From the entries below, pull out each line where "matplotlib" appears.
── Record excerpts ──
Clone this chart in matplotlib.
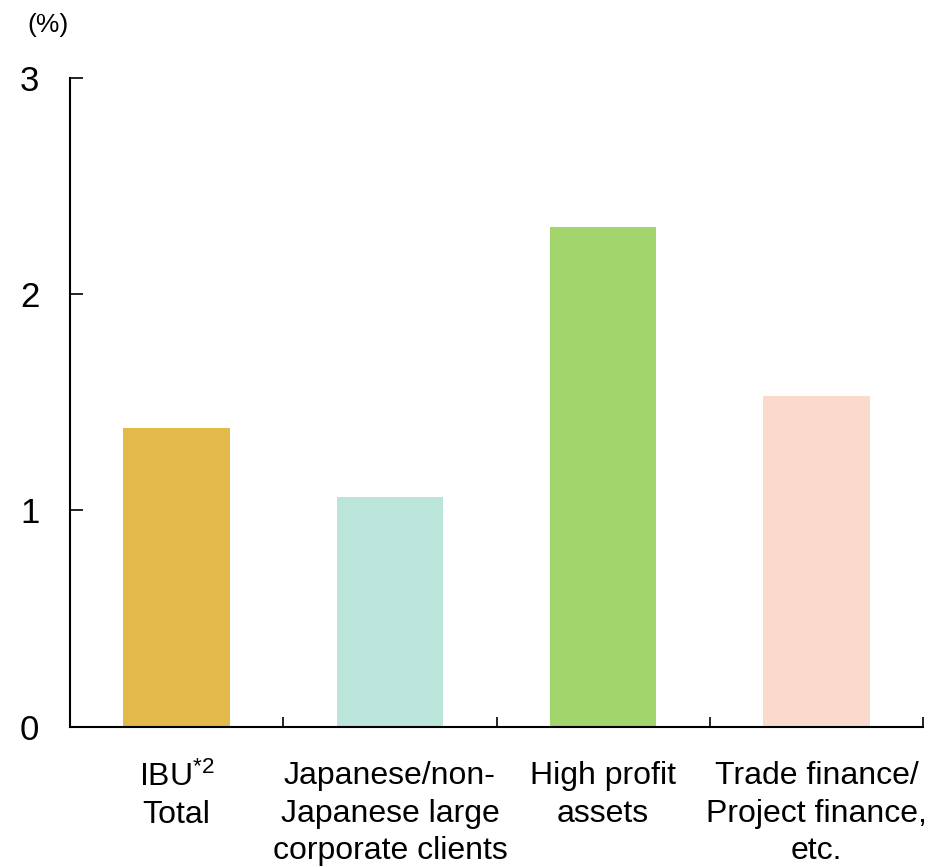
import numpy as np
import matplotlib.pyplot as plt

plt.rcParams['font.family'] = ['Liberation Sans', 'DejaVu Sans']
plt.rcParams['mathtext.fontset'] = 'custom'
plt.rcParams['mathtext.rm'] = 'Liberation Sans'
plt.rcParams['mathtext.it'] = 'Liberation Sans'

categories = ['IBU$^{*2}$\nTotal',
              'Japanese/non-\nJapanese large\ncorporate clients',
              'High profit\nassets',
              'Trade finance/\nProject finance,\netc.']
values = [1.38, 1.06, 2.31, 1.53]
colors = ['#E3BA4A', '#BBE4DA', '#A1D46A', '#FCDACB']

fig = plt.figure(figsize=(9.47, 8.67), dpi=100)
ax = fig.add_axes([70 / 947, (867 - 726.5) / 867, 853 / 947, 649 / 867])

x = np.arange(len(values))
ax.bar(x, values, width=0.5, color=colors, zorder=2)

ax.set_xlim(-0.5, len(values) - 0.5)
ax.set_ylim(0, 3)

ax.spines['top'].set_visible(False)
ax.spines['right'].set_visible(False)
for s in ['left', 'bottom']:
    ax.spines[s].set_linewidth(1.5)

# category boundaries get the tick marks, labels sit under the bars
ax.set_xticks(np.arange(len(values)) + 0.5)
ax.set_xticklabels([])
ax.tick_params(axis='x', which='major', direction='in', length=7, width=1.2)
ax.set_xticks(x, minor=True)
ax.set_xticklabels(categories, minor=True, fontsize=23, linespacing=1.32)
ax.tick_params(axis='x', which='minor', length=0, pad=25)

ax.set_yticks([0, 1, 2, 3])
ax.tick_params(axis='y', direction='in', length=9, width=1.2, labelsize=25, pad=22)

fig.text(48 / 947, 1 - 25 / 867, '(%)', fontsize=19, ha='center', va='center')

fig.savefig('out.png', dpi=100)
───
── Record excerpts ──
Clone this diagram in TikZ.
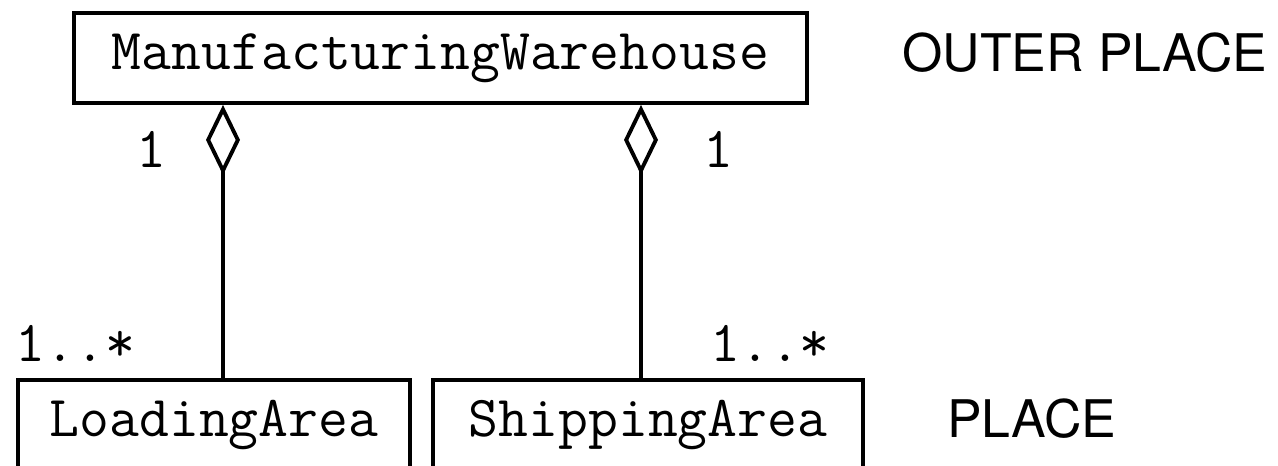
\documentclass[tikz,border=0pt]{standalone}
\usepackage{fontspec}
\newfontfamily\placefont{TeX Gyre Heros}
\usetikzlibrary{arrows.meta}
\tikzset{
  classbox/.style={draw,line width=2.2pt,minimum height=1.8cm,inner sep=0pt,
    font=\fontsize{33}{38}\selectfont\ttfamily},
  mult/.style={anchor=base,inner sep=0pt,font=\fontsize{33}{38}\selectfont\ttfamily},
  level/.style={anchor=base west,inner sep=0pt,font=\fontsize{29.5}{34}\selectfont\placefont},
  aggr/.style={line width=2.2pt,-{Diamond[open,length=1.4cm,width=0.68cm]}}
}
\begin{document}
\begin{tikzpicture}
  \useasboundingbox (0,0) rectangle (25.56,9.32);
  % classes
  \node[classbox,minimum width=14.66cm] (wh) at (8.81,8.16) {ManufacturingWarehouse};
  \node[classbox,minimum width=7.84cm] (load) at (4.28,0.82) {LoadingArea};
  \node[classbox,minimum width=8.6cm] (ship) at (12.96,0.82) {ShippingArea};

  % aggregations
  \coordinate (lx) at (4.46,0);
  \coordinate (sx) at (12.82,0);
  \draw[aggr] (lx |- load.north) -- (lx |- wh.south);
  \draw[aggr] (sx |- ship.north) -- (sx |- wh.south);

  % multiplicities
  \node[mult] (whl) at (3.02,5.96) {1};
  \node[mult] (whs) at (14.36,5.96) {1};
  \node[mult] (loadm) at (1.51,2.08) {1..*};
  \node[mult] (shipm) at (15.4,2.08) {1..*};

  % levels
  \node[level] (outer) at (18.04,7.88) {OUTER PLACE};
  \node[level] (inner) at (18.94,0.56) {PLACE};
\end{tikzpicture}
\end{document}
───
Correct output:
Clone this chart in matplotlib.
import matplotlib.pyplot as plt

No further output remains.